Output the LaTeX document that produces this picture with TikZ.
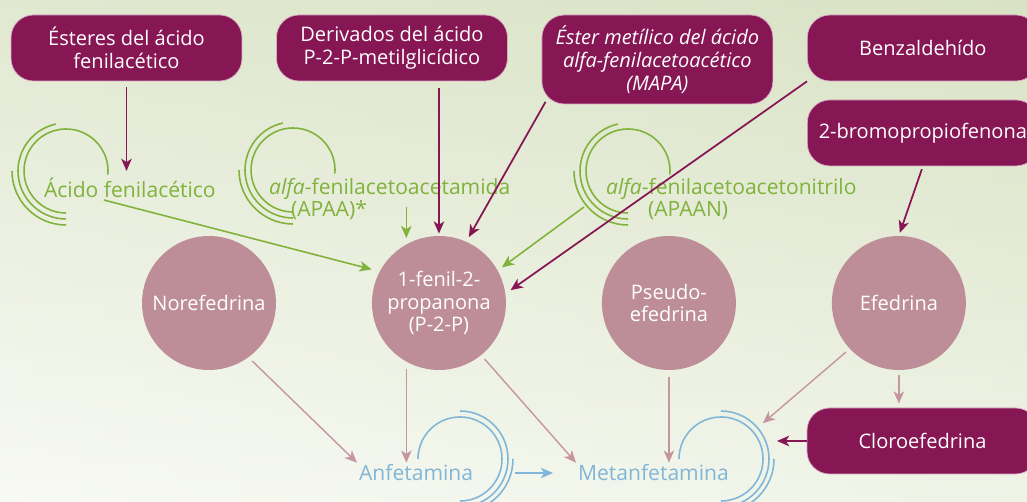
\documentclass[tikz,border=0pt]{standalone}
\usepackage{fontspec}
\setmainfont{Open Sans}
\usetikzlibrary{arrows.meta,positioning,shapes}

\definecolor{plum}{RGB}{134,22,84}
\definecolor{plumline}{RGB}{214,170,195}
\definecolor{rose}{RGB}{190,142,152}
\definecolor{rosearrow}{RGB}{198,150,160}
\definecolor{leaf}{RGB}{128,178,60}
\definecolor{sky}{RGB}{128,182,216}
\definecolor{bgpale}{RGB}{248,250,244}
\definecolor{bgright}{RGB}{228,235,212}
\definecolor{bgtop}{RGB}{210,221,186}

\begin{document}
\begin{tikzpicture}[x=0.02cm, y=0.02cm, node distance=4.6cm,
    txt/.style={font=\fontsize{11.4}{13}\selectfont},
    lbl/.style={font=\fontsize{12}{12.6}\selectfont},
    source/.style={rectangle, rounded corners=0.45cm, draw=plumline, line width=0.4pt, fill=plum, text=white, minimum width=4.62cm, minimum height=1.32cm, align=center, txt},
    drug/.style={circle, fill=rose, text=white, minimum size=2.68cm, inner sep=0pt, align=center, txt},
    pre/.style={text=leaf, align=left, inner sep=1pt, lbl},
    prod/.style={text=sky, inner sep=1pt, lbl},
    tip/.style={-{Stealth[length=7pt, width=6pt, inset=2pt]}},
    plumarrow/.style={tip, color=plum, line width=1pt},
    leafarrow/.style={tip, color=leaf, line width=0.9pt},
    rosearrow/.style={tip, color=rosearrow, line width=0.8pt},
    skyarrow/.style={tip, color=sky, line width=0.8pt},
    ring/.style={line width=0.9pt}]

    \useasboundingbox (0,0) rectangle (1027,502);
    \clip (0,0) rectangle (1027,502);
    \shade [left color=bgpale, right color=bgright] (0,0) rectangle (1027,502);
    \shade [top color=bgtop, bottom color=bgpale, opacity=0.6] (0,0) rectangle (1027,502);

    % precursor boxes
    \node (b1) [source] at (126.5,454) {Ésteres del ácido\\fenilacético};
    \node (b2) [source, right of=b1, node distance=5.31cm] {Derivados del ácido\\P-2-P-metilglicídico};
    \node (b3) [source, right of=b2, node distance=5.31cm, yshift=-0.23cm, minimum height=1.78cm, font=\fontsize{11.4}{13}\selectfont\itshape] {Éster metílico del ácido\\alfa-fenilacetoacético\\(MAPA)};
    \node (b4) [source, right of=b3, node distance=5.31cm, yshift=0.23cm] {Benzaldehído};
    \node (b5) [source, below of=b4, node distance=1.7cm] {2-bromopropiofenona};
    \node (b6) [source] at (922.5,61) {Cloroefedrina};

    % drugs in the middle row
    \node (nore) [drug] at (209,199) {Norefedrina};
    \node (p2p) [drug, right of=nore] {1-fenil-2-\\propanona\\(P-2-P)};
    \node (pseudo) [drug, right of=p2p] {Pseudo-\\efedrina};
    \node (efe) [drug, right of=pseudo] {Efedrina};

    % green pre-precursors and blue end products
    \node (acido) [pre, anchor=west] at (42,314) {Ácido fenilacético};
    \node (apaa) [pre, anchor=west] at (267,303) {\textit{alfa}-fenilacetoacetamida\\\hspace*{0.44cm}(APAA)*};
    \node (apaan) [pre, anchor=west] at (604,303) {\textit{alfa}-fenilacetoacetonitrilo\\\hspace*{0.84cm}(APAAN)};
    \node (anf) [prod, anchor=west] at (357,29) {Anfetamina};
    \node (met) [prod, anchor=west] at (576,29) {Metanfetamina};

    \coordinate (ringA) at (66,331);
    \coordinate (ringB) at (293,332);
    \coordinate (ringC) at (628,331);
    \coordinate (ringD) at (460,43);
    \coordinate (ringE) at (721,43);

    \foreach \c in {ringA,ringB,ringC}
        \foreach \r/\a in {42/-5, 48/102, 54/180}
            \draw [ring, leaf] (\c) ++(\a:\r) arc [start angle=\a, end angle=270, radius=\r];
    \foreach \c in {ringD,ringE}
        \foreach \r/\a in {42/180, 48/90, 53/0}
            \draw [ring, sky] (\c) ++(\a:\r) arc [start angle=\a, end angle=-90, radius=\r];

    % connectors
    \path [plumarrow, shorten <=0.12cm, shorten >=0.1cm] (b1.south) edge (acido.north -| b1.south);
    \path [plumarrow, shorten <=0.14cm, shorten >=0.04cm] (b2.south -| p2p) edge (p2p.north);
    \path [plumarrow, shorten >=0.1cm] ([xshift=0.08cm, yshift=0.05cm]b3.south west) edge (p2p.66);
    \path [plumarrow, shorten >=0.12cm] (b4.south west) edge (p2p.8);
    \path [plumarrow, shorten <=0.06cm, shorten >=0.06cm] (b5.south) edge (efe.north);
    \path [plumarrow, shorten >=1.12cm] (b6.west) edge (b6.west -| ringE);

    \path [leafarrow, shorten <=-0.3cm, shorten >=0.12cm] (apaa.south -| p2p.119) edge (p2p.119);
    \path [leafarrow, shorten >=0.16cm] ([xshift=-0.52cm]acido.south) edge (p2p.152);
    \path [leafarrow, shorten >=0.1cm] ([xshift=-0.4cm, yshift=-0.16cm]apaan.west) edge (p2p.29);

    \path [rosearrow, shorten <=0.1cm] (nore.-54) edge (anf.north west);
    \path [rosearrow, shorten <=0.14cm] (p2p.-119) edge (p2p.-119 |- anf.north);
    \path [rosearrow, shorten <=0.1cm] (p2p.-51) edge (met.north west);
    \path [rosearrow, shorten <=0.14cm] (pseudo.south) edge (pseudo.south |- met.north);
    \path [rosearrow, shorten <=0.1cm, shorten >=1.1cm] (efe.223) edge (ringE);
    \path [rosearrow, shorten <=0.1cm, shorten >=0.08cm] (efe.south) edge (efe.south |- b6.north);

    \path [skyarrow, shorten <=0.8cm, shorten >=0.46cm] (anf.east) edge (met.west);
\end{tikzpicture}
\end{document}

------------------------------------------------------------

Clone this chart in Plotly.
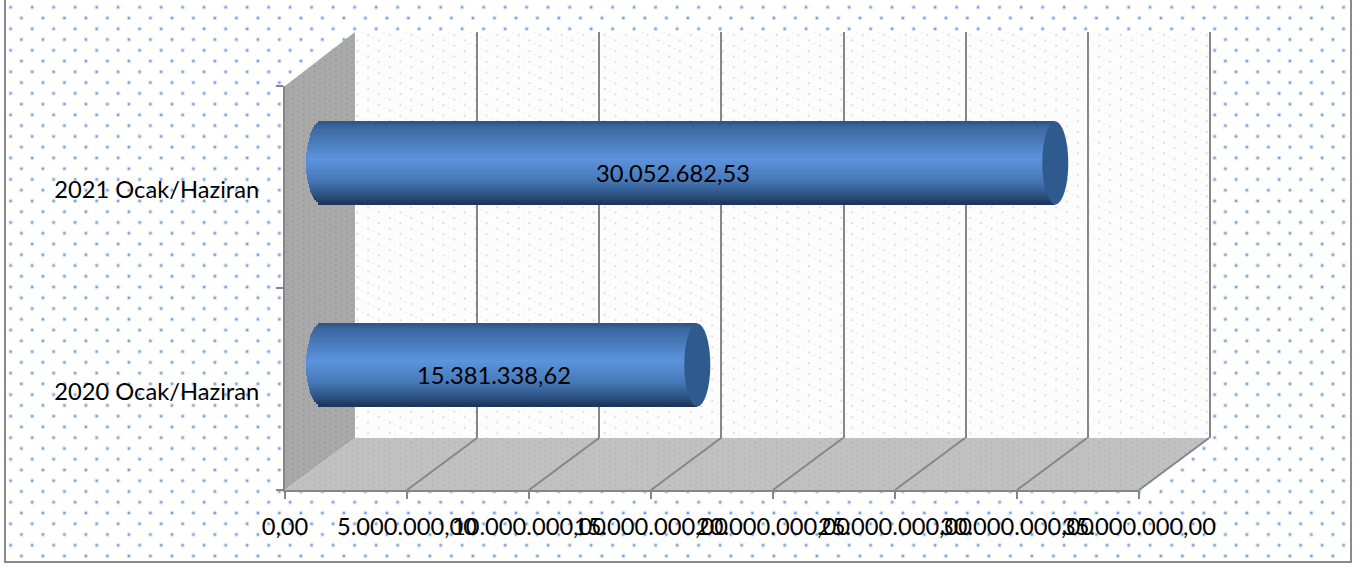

------------------------------------------------------------

### AIM
Go through the listing above and pull out each line containing the word "this".

### PROBLEM SOLUTION
Output the LaTeX document that produces this picture with TikZ.
Clone this chart in Plotly.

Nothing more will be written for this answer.